Near the end of the paper is another critical point: “Complexity reduction is elimination and unification.”  I think that’s what the approach I’m talking about here does, and why I think it’s a way to address D4P in the context of service and application virtualization.  That’s why it’s my way of taking D4P philosophy and converting it into a project methodology.

In the same place, I find one thing I disagree with, and it’s a thing that nicely frames the difficulty we face adopting this approach.  “Keep in mind that the best goal-seeking methods are scrutably connected to natural law and from that whence commeth your distinguishing difference and overwhelming advantage.”  Aside from validating my characterization of the piece as being pretty deep philosophy, this points out a problem.  Software architecture isn’t natural law, and cloud development and virtualization take us a long way out of the “natural”.  That’s the goal, in fact.  What is “virtual” if not “unnatural”.  We have to come to terms with the unnatural to make the future work for us.

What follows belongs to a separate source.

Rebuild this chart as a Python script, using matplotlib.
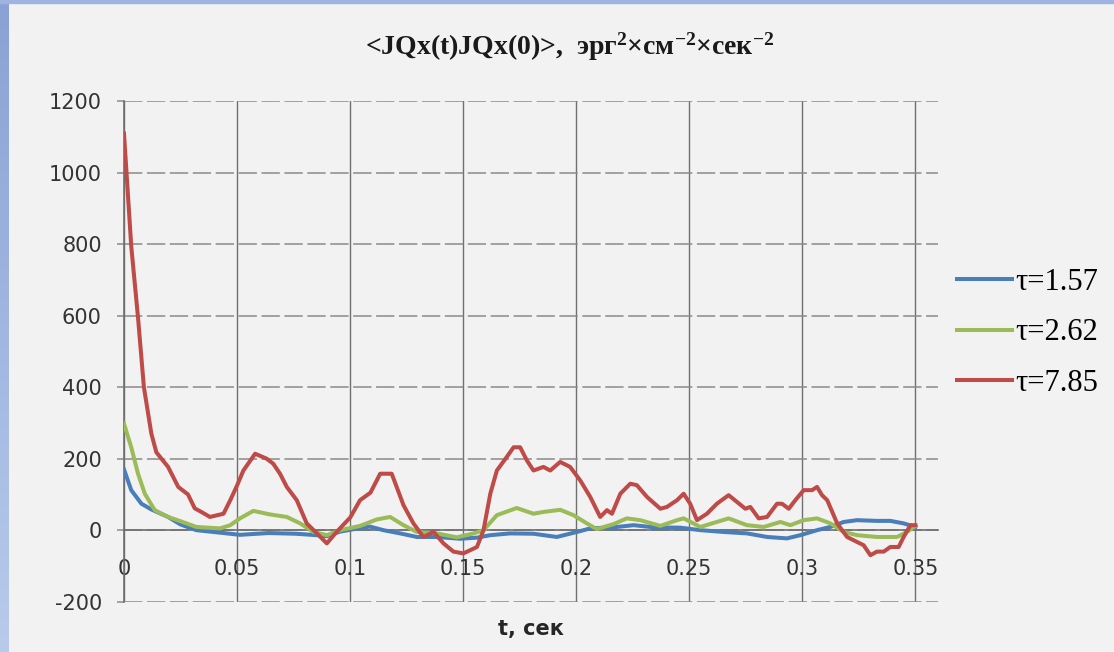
import numpy as np
import matplotlib.pyplot as plt
from matplotlib.colors import LinearSegmentedColormap
from matplotlib.patches import Rectangle

plt.rcParams["mathtext.fontset"] = "custom"
plt.rcParams["mathtext.rm"] = "Liberation Serif:bold"
plt.rcParams["mathtext.it"] = "Liberation Serif:bold"
plt.rcParams["axes.unicode_minus"] = False

# автокореляція потоку тепла для трьох значень tau
t_157 = [0.000, 0.0032, 0.0077, 0.0121, 0.0195, 0.0250, 0.0320, 0.0425, 0.0513,
         0.0640, 0.0760, 0.0853, 0.0897, 0.0956, 0.1044, 0.1088, 0.1147, 0.1221,
         0.1295, 0.1383, 0.1487, 0.1561, 0.1620, 0.1708, 0.1811, 0.1914, 0.2003,
         0.2062, 0.2165, 0.2254, 0.2342, 0.2460, 0.2549, 0.2652, 0.2755, 0.2844,
         0.2932, 0.2991, 0.3065, 0.3124, 0.3183, 0.3242, 0.3330, 0.3389, 0.3448,
         0.3500]
v_157 = [170, 112, 74, 58, 37, 16, 0, -7, -13,
         -8, -10, -14, -17, -4, 6, 10, 0, -9,
         -19, -19, -24, -21, -14, -9, -10, -19, -5,
         5, 8, 14, 8, 7, 0, -5, -9, -19,
         -23, -14, 0, 9, 23, 28, 26, 26, 19,
         9]

t_262 = [0.000, 0.0032, 0.0062, 0.0092, 0.0136, 0.0195, 0.0250, 0.0320, 0.0425,
         0.0470, 0.0513, 0.0572, 0.0646, 0.0720, 0.0779, 0.0838, 0.0897, 0.0956,
         0.1044, 0.1118, 0.1177, 0.1236, 0.1295, 0.1383, 0.1472, 0.1546, 0.1590,
         0.1649, 0.1737, 0.1811, 0.1855, 0.1929, 0.1988, 0.2047, 0.2091, 0.2165,
         0.2224, 0.2283, 0.2372, 0.2446, 0.2475, 0.2549, 0.2622, 0.2674, 0.2755,
         0.2829, 0.2903, 0.2947, 0.3006, 0.3065, 0.3124, 0.3183, 0.3242, 0.3330,
         0.3419, 0.3463, 0.3500]
v_262 = [298, 232, 158, 102, 56, 37, 25, 9, 5,
         14, 33, 54, 44, 37, 19, -5, -14, 0,
         12, 30, 37, 14, -5, -9, -20, -9, 0,
         42, 62, 46, 51, 57, 42, 19, 3, 17,
         33, 28, 12, 28, 33, 9, 23, 33, 14,
         9, 23, 14, 28, 33, 19, -5, -14, -19,
         -19, -5, 12]

t_785 = [0.000, 0.0032, 0.0062, 0.0088, 0.0121, 0.0143, 0.0195, 0.0240, 0.0283,
         0.0313, 0.0345, 0.0380, 0.0440, 0.0470, 0.0500, 0.0528, 0.0580, 0.0631,
         0.0660, 0.0690, 0.0720, 0.0764, 0.0808, 0.0853, 0.0897, 0.0940, 0.1000,
         0.1044, 0.1090, 0.1133, 0.1184, 0.1236, 0.1280, 0.1324, 0.1369, 0.1413,
         0.1457, 0.1501, 0.1561, 0.1590, 0.1620, 0.1649, 0.1693, 0.1723, 0.1752,
         0.1782, 0.1811, 0.1855, 0.1885, 0.1929, 0.1973, 0.2018, 0.2062, 0.2106,
         0.2136, 0.2158, 0.2195, 0.2239, 0.2268, 0.2313, 0.2372, 0.2401, 0.2446,
         0.2475, 0.2504, 0.2534, 0.2578, 0.2622, 0.2674, 0.2711, 0.2748, 0.2770,
         0.2807, 0.2844, 0.2888, 0.2910, 0.2940, 0.2969, 0.3006, 0.3043, 0.3065,
         0.3087, 0.3110, 0.3154, 0.3198, 0.3242, 0.3271, 0.3301, 0.3330, 0.3360,
         0.3389, 0.3426, 0.3448, 0.3478, 0.3500]
v_785 = [1110, 795, 595, 400, 270, 218, 177, 121, 100,
         61, 50, 37, 46, 84, 125, 167, 214, 200,
         186, 158, 121, 84, 19, -9, -37, -5, 35,
         84, 105, 158, 158, 70, 19, -19, -5, -37,
         -60, -65, -47, 0, 102, 167, 205, 232, 232,
         195, 167, 177, 167, 191, 177, 139, 93, 37,
         56, 46, 102, 130, 126, 93, 60, 65, 84,
         102, 74, 28, 46, 74, 98, 79, 60, 65,
         33, 37, 74, 74, 60, 84, 112, 112, 121,
         98, 84, 19, -19, -33, -42, -70, -60, -60,
         -47, -47, -19, 14, 14]

labels = ["τ=1.57", "τ=2.62", "τ=7.85"]
colors = ["#4a7ebb", "#9bbb59", "#be4b48"]
x_ticks = [0, 0.05, 0.1, 0.15, 0.2, 0.25, 0.3, 0.35]
x_ticklabels = ["0", "0.05", "0.1", "0.15", "0.2", "0.25", "0.3", "0.35"]
y_ticks = [-200, 0, 200, 400, 600, 800, 1000, 1200]

W, H = 1114, 652
fig = plt.figure(figsize=(W / 100, H / 100), dpi=100, facecolor="#f2f2f2")

# синя рамка зліва і зверху
strip = fig.add_axes([0, 0, 9 / W, 1])
cmap = LinearSegmentedColormap.from_list("frame", ["#8aa2d4", "#b8cbec"])
strip.imshow(np.linspace(0, 1, 256).reshape(-1, 1), aspect="auto", cmap=cmap,
             extent=[0, 1, 0, 1])
strip.axis("off")
fig.patches.append(Rectangle((0, 1 - 3 / H), 1, 3 / H, transform=fig.transFigure,
                             color="#9fb4e0", zorder=5))

ax = fig.add_axes([124 / W, 1 - 602 / H, (938 - 124) / W, (602 - 101) / H])
ax.set_facecolor("#f2f2f2")

for t, v, lab, c in zip([t_157, t_262, t_785], [v_157, v_262, v_785], labels, colors):
    ax.plot(t, v, color=c, lw=2.9, label=lab, solid_joinstyle="round", zorder=3)

ax.set_xlim(0, 0.36)
ax.set_ylim(-201, 1201)
ax.set_xticks(x_ticks)
ax.set_xticklabels(x_ticklabels)
ax.set_yticks(y_ticks)

for s in ["top", "right"]:
    ax.spines[s].set_visible(False)
ax.spines["bottom"].set_position(("data", 0))
ax.spines["bottom"].set_color("#6e6e6e")
ax.spines["bottom"].set_linewidth(1.2)
ax.spines["left"].set_color("#6e6e6e")
ax.spines["left"].set_linewidth(1.2)

ax.yaxis.grid(True, color="#8a8a8a", lw=1.1, linestyle=(0, (12, 3)))
ax.xaxis.grid(True, color="#707070", lw=1.0, linestyle="-")
ax.set_axisbelow(True)

ax.tick_params(axis="y", length=5, width=1.1, color="#8a8a8a", pad=11,
               labelsize=15, labelcolor="#333333")
ax.tick_params(axis="x", length=0, pad=21, labelsize=15, labelcolor="#333333")

ax.set_xlabel("t, сек", fontsize=15, fontweight="bold", color="#262626")
ax.xaxis.set_label_coords(0.5, -0.033)

fig.text(570 / W, 1 - 47 / H,
         "<JQx(t)JQx(0)>,  эрг$^{2}$×см$^{-2}$×сек$^{-2}$",
         family="Liberation Serif", fontweight="bold", fontsize=20,
         ha="center", va="center", color="#1a1a1a")

ax.legend(loc="upper left", bbox_to_anchor=(957 / W, 1 - 268 / H),
          bbox_transform=fig.transFigure, frameon=False,
          prop={"family": "Liberation Serif", "size": 22},
          handlelength=1.8, handletextpad=0.12, labelspacing=0.7,
          borderpad=0, borderaxespad=0)

fig.savefig("out.png", dpi=100, facecolor=fig.get_facecolor())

I agree with the notion of D4P, and I agree with the philosophy behind it, a philosophy the paper discusses, but I’m not much of a philosopher myself.  The practical truth is that what we need to do is generalize our thinking within the constraints of intent models, functionality maps, and state/event/process associations, to ensure that we don’t treat things that are really like geometry’s theorems as geometry’s axioms.  I think that the process I’ve described has the advantage of encouraging us to do that, but it can’t work any better than we’re willing to make it work, and that may be so much of a change in mindset that many of our planners and architects will have trouble with the transition.